▽

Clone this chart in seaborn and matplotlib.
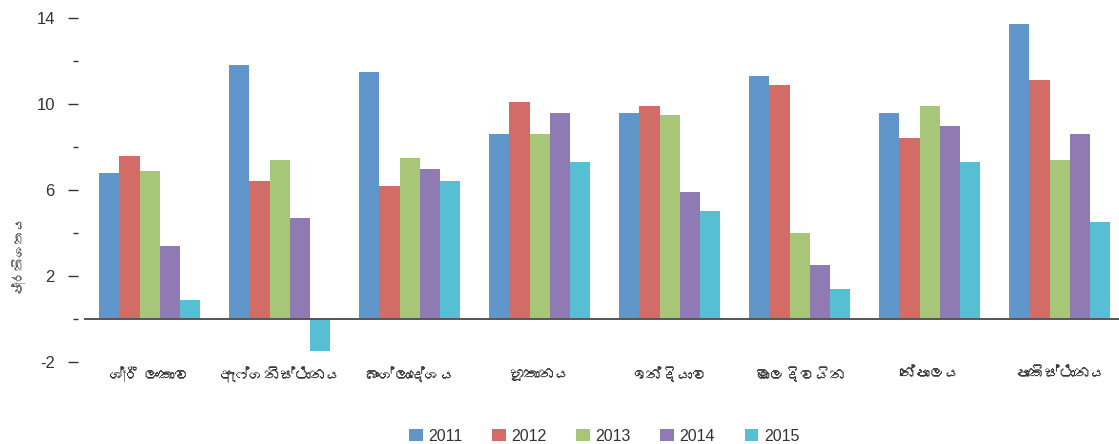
#!/usr/bin/env python3
"""Grouped bar chart: yearly percentages for South Asian countries (2011-2015)."""

import pandas as pd
import matplotlib
matplotlib.use("Agg")
import matplotlib.pyplot as plt
import seaborn as sns
from matplotlib import font_manager, ft2font
from matplotlib.ticker import FixedLocator, NullFormatter

# Data
countries = ["ශ්‍රී ලංකාව", "ඇෆ්ගනිස්ථානය", "බංග්ලාදේශය", "භූතානය",
             "ඉන්දියාව", "මාලදිවයින", "නේපාලය", "පාකිස්ථානය"]
years = ["2011", "2012", "2013", "2014", "2015"]
v2011 = [6.8, 11.8, 11.5, 8.6, 9.6, 11.3, 9.6, 13.7]
v2012 = [7.6, 6.4, 6.2, 10.1, 9.9, 10.9, 8.4, 11.1]
v2013 = [6.9, 7.4, 7.5, 8.6, 9.5, 4.0, 9.9, 7.4]
v2014 = [3.4, 4.7, 7.0, 9.6, 5.9, 2.5, 9.0, 8.6]
v2015 = [0.9, -1.5, 6.4, 7.3, 5.0, 1.4, 7.3, 4.5]
colors = ["#6096c9", "#d36c67", "#a7c677", "#8f7ab4", "#56bfd3"]
y_label = "ප්‍රතිශතය"


def find_font(codepoint):
    """Return the name of an installed font that covers the given codepoint."""
    for entry in font_manager.fontManager.ttflist:
        try:
            if codepoint in ft2font.FT2Font(entry.fname).get_charmap():
                return entry.name
        except Exception:
            pass
    return None


sns.set_theme(style="white")
sinhala = find_font(0x0DBD)
families = ["Liberation Sans", "DejaVu Sans"]
if sinhala:
    families = ["Liberation Sans", sinhala, "DejaVu Sans"]
plt.rcParams["font.family"] = families
plt.rcParams["axes.unicode_minus"] = False

rows = []
for year, vals in zip(years, [v2011, v2012, v2013, v2014, v2015]):
    for c, v in zip(countries, vals):
        rows.append({"country": c, "year": year, "value": v})
df = pd.DataFrame(rows)

fig = plt.figure(figsize=(11.19, 4.44), dpi=100)
ax = fig.add_axes([0.0757, 0.1847, 0.9294, 0.8038])

sns.barplot(data=df, x="country", y="value", hue="year", order=countries,
            hue_order=years, palette=colors, width=0.78, saturation=1,
            gap=0, errorbar=None, linewidth=0, ax=ax)

ax.set_xlim(-0.5, 7.5)
ax.set_ylim(-2, 14.6)
ax.set_xlabel("")
ax.set_ylabel("")

# spines: only the zero line
for side in ["top", "right", "left"]:
    ax.spines[side].set_visible(False)
ax.spines["bottom"].set_position(("data", 0))
ax.spines["bottom"].set_color("#555555")
ax.spines["bottom"].set_linewidth(1.4)
ax.spines["bottom"].set_zorder(5)

# x ticks: labels at group centres, separator ticks between groups
ax.xaxis.set_minor_locator(FixedLocator([i + 0.5 for i in range(7)]))
ax.xaxis.set_minor_formatter(NullFormatter())
ax.tick_params(axis="x", which="major", length=0, pad=35, labelsize=11,
               labelcolor="#333333")
ax.tick_params(axis="x", which="minor", length=9.5, width=1.2,
               direction="inout", color="#333333")

# y ticks: labelled majors, unlabelled minors, no spine
ax.set_yticks([-2, 2, 6, 10, 14])
ax.yaxis.set_minor_locator(FixedLocator([0, 4, 8, 12]))
ax.spines["left"].set_position(("outward", 5))
ax.tick_params(axis="y", which="major", left=True, length=7.5, width=1,
               color="#333333", pad=9, labelsize=12, labelcolor="#333333")
ax.tick_params(axis="y", which="minor", left=True, length=3.5, width=1,
               color="#333333")

fig.text(0.016, 0.43, y_label, rotation=90, ha="center", va="center",
         fontsize=9.5, color="#555555")

handles, labels = ax.get_legend_handles_labels()
ax.get_legend().remove()
fig.legend(handles, labels, loc="center", bbox_to_anchor=(0.54, 0.018),
           ncol=5, frameon=False, fontsize=11.5, handlelength=0.85,
           handleheight=0.85, handletextpad=0.35, columnspacing=1.85,
           labelcolor="#333333")

fig.savefig("out.png", dpi=100)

△

Instructions to follow
All of the lines above should be retyped precisely, apart from the pictures.

Written answer
Clone this chart in seaborn and matplotlib.
#!/usr/bin/env python3
"""Grouped bar chart: yearly percentages for South Asian countries (2011-2015)."""

import pandas as pd
import matplotlib
matplotlib.use("Agg")
import matplotlib.pyplot as plt
import seaborn as sns
from matplotlib import font_manager, ft2font
from matplotlib.ticker import FixedLocator, NullFormatter

# Data
countries = ["ශ්‍රී ලංකාව", "ඇෆ්ගනිස්ථානය", "බංග්ලාදේශය", "භූතානය",
             "ඉන්දියාව", "මාලදිවයින", "නේපාලය", "පාකිස්ථානය"]
years = ["2011", "2012", "2013", "2014", "2015"]
v2011 = [6.8, 11.8, 11.5, 8.6, 9.6, 11.3, 9.6, 13.7]
v2012 = [7.6, 6.4, 6.2, 10.1, 9.9, 10.9, 8.4, 11.1]
v2013 = [6.9, 7.4, 7.5, 8.6, 9.5, 4.0, 9.9, 7.4]
v2014 = [3.4, 4.7, 7.0, 9.6, 5.9, 2.5, 9.0, 8.6]
v2015 = [0.9, -1.5, 6.4, 7.3, 5.0, 1.4, 7.3, 4.5]
colors = ["#6096c9", "#d36c67", "#a7c677", "#8f7ab4", "#56bfd3"]
y_label = "ප්‍රතිශතය"


def find_font(codepoint):
    """Return the name of an installed font that covers the given codepoint."""
    for entry in font_manager.fontManager.ttflist:
        try:
            if codepoint in ft2font.FT2Font(entry.fname).get_charmap():
                return entry.name
        except Exception:
            pass
    return None


sns.set_theme(style="white")
sinhala = find_font(0x0DBD)
families = ["Liberation Sans", "DejaVu Sans"]
if sinhala:
    families = ["Liberation Sans", sinhala, "DejaVu Sans"]
plt.rcParams["font.family"] = families
plt.rcParams["axes.unicode_minus"] = False

rows = []
for year, vals in zip(years, [v2011, v2012, v2013, v2014, v2015]):
    for c, v in zip(countries, vals):
        rows.append({"country": c, "year": year, "value": v})
df = pd.DataFrame(rows)

fig = plt.figure(figsize=(11.19, 4.44), dpi=100)
ax = fig.add_axes([0.0757, 0.1847, 0.9294, 0.8038])

sns.barplot(data=df, x="country", y="value", hue="year", order=countries,
            hue_order=years, palette=colors, width=0.78, saturation=1,
            gap=0, errorbar=None, linewidth=0, ax=ax)

ax.set_xlim(-0.5, 7.5)
ax.set_ylim(-2, 14.6)
ax.set_xlabel("")
ax.set_ylabel("")

# spines: only the zero line
for side in ["top", "right", "left"]:
    ax.spines[side].set_visible(False)
ax.spines["bottom"].set_position(("data", 0))
ax.spines["bottom"].set_color("#555555")
ax.spines["bottom"].set_linewidth(1.4)
ax.spines["bottom"].set_zorder(5)

# x ticks: labels at group centres, separator ticks between groups
ax.xaxis.set_minor_locator(FixedLocator([i + 0.5 for i in range(7)]))
ax.xaxis.set_minor_formatter(NullFormatter())
ax.tick_params(axis="x", which="major", length=0, pad=35, labelsize=11,
               labelcolor="#333333")
ax.tick_params(axis="x", which="minor", length=9.5, width=1.2,
               direction="inout", color="#333333")

# y ticks: labelled majors, unlabelled minors, no spine
ax.set_yticks([-2, 2, 6, 10, 14])
ax.yaxis.set_minor_locator(FixedLocator([0, 4, 8, 12]))
ax.spines["left"].set_position(("outward", 5))
ax.tick_params(axis="y", which="major", left=True, length=7.5, width=1,
               color="#333333", pad=9, labelsize=12, labelcolor="#333333")
ax.tick_params(axis="y", which="minor", left=True, length=3.5, width=1,
               color="#333333")

fig.text(0.016, 0.43, y_label, rotation=90, ha="center", va="center",
         fontsize=9.5, color="#555555")

handles, labels = ax.get_legend_handles_labels()
ax.get_legend().remove()
fig.legend(handles, labels, loc="center", bbox_to_anchor=(0.54, 0.018),
           ncol=5, frameon=False, fontsize=11.5, handlelength=0.85,
           handleheight=0.85, handletextpad=0.35, columnspacing=1.85,
           labelcolor="#333333")

fig.savefig("out.png", dpi=100)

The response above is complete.